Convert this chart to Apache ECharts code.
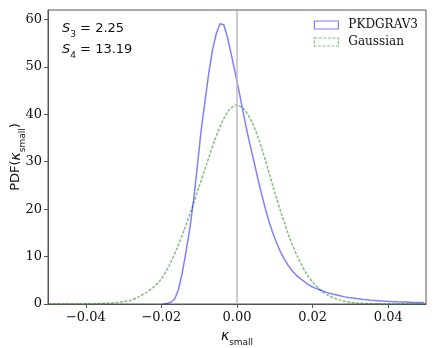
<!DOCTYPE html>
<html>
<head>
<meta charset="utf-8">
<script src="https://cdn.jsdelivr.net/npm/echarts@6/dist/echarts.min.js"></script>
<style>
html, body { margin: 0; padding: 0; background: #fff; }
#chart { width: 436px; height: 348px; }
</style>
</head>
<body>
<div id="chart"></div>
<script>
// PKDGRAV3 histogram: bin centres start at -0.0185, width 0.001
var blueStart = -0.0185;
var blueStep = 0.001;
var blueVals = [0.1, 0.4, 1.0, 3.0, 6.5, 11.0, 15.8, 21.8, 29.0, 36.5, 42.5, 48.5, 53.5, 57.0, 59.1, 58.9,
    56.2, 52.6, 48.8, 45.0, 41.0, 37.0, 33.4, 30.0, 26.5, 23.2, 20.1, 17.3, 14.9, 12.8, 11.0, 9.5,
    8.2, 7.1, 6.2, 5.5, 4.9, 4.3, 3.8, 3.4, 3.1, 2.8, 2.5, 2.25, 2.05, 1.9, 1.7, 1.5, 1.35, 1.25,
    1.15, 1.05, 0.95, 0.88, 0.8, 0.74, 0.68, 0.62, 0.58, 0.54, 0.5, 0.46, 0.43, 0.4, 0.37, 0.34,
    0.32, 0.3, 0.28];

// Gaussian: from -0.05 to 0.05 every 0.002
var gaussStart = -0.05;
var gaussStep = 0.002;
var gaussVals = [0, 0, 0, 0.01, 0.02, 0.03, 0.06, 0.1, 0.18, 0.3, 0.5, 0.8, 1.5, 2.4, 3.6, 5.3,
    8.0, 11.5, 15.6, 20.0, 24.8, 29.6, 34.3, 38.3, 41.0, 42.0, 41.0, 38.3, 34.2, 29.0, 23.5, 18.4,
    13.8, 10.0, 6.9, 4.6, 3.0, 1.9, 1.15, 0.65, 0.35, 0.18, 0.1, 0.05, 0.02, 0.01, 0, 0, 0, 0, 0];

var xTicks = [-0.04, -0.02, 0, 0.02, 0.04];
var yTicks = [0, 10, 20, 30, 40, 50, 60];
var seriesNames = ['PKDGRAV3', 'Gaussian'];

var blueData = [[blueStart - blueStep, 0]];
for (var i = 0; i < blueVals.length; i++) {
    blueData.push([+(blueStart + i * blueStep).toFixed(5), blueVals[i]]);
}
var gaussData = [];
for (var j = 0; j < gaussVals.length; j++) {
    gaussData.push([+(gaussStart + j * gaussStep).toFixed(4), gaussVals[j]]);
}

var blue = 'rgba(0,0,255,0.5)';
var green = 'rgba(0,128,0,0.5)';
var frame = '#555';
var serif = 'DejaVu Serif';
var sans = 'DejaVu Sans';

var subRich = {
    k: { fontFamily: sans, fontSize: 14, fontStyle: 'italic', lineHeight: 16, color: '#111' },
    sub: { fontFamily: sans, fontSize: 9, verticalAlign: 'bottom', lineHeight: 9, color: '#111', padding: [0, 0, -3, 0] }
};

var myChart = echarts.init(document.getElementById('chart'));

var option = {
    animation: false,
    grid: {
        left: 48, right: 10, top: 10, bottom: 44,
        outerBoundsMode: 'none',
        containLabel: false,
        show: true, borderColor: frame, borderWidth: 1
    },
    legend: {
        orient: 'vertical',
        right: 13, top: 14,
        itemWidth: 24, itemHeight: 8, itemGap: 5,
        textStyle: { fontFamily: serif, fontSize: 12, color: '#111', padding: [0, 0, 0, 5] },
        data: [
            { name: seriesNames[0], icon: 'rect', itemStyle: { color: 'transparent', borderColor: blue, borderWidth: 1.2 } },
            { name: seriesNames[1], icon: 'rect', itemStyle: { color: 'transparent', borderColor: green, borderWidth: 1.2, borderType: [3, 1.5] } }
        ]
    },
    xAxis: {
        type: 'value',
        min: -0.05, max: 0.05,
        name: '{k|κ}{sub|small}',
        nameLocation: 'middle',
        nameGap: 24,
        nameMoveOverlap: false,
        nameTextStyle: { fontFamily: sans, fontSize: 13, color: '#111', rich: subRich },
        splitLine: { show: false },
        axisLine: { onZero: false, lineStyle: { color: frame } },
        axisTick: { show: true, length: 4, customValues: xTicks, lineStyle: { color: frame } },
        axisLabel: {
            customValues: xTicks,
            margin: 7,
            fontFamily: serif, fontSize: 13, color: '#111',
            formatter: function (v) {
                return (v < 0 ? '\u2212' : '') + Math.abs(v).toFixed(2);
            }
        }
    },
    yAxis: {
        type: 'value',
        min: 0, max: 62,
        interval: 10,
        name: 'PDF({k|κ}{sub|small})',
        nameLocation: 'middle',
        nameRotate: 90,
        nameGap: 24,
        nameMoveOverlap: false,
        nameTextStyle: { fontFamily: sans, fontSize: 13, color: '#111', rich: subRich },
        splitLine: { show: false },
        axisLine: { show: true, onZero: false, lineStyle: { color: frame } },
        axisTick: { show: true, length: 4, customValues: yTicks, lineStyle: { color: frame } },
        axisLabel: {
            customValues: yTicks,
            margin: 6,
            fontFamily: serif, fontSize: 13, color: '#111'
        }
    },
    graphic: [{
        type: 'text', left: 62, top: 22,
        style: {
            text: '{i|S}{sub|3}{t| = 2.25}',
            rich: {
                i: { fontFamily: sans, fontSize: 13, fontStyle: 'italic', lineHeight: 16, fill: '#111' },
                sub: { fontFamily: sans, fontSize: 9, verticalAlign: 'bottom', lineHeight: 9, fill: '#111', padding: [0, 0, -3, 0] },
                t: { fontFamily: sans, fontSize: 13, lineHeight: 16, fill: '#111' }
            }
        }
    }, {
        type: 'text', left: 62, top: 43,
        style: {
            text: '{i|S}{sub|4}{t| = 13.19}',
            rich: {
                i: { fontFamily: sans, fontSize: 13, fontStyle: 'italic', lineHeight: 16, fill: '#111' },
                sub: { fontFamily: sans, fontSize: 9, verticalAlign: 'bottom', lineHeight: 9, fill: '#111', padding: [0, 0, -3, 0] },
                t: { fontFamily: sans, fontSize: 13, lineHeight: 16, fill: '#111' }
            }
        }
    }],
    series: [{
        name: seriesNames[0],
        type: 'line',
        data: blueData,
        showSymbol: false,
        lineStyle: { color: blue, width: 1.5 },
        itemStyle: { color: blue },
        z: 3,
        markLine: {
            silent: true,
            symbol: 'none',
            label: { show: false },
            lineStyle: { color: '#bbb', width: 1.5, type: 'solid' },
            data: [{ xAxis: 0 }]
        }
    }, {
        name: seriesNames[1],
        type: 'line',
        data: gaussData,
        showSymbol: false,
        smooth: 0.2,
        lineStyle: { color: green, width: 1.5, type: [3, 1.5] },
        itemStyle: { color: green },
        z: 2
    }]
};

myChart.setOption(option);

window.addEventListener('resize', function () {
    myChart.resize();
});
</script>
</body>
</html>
================================
What you are asked to do ->
Return, unchanged, the lines from the first line of the material through the line that holds "var myChart = echarts.init(document.getElementById('chart'));", inclusive, omitting pictures.

Exercise output ->
Convert this chart to Apache ECharts code.
<!DOCTYPE html>
<html>
<head>
<meta charset="utf-8">
<script src="https://cdn.jsdelivr.net/npm/echarts@6/dist/echarts.min.js"></script>
<style>
html, body { margin: 0; padding: 0; background: #fff; }
#chart { width: 436px; height: 348px; }
</style>
</head>
<body>
<div id="chart"></div>
<script>
// PKDGRAV3 histogram: bin centres start at -0.0185, width 0.001
var blueStart = -0.0185;
var blueStep = 0.001;
var blueVals = [0.1, 0.4, 1.0, 3.0, 6.5, 11.0, 15.8, 21.8, 29.0, 36.5, 42.5, 48.5, 53.5, 57.0, 59.1, 58.9,
    56.2, 52.6, 48.8, 45.0, 41.0, 37.0, 33.4, 30.0, 26.5, 23.2, 20.1, 17.3, 14.9, 12.8, 11.0, 9.5,
    8.2, 7.1, 6.2, 5.5, 4.9, 4.3, 3.8, 3.4, 3.1, 2.8, 2.5, 2.25, 2.05, 1.9, 1.7, 1.5, 1.35, 1.25,
    1.15, 1.05, 0.95, 0.88, 0.8, 0.74, 0.68, 0.62, 0.58, 0.54, 0.5, 0.46, 0.43, 0.4, 0.37, 0.34,
    0.32, 0.3, 0.28];

// Gaussian: from -0.05 to 0.05 every 0.002
var gaussStart = -0.05;
var gaussStep = 0.002;
var gaussVals = [0, 0, 0, 0.01, 0.02, 0.03, 0.06, 0.1, 0.18, 0.3, 0.5, 0.8, 1.5, 2.4, 3.6, 5.3,
    8.0, 11.5, 15.6, 20.0, 24.8, 29.6, 34.3, 38.3, 41.0, 42.0, 41.0, 38.3, 34.2, 29.0, 23.5, 18.4,
    13.8, 10.0, 6.9, 4.6, 3.0, 1.9, 1.15, 0.65, 0.35, 0.18, 0.1, 0.05, 0.02, 0.01, 0, 0, 0, 0, 0];

var xTicks = [-0.04, -0.02, 0, 0.02, 0.04];
var yTicks = [0, 10, 20, 30, 40, 50, 60];
var seriesNames = ['PKDGRAV3', 'Gaussian'];

var blueData = [[blueStart - blueStep, 0]];
for (var i = 0; i < blueVals.length; i++) {
    blueData.push([+(blueStart + i * blueStep).toFixed(5), blueVals[i]]);
}
var gaussData = [];
for (var j = 0; j < gaussVals.length; j++) {
    gaussData.push([+(gaussStart + j * gaussStep).toFixed(4), gaussVals[j]]);
}

var blue = 'rgba(0,0,255,0.5)';
var green = 'rgba(0,128,0,0.5)';
var frame = '#555';
var serif = 'DejaVu Serif';
var sans = 'DejaVu Sans';

var subRich = {
    k: { fontFamily: sans, fontSize: 14, fontStyle: 'italic', lineHeight: 16, color: '#111' },
    sub: { fontFamily: sans, fontSize: 9, verticalAlign: 'bottom', lineHeight: 9, color: '#111', padding: [0, 0, -3, 0] }
};

var myChart = echarts.init(document.getElementById('chart'));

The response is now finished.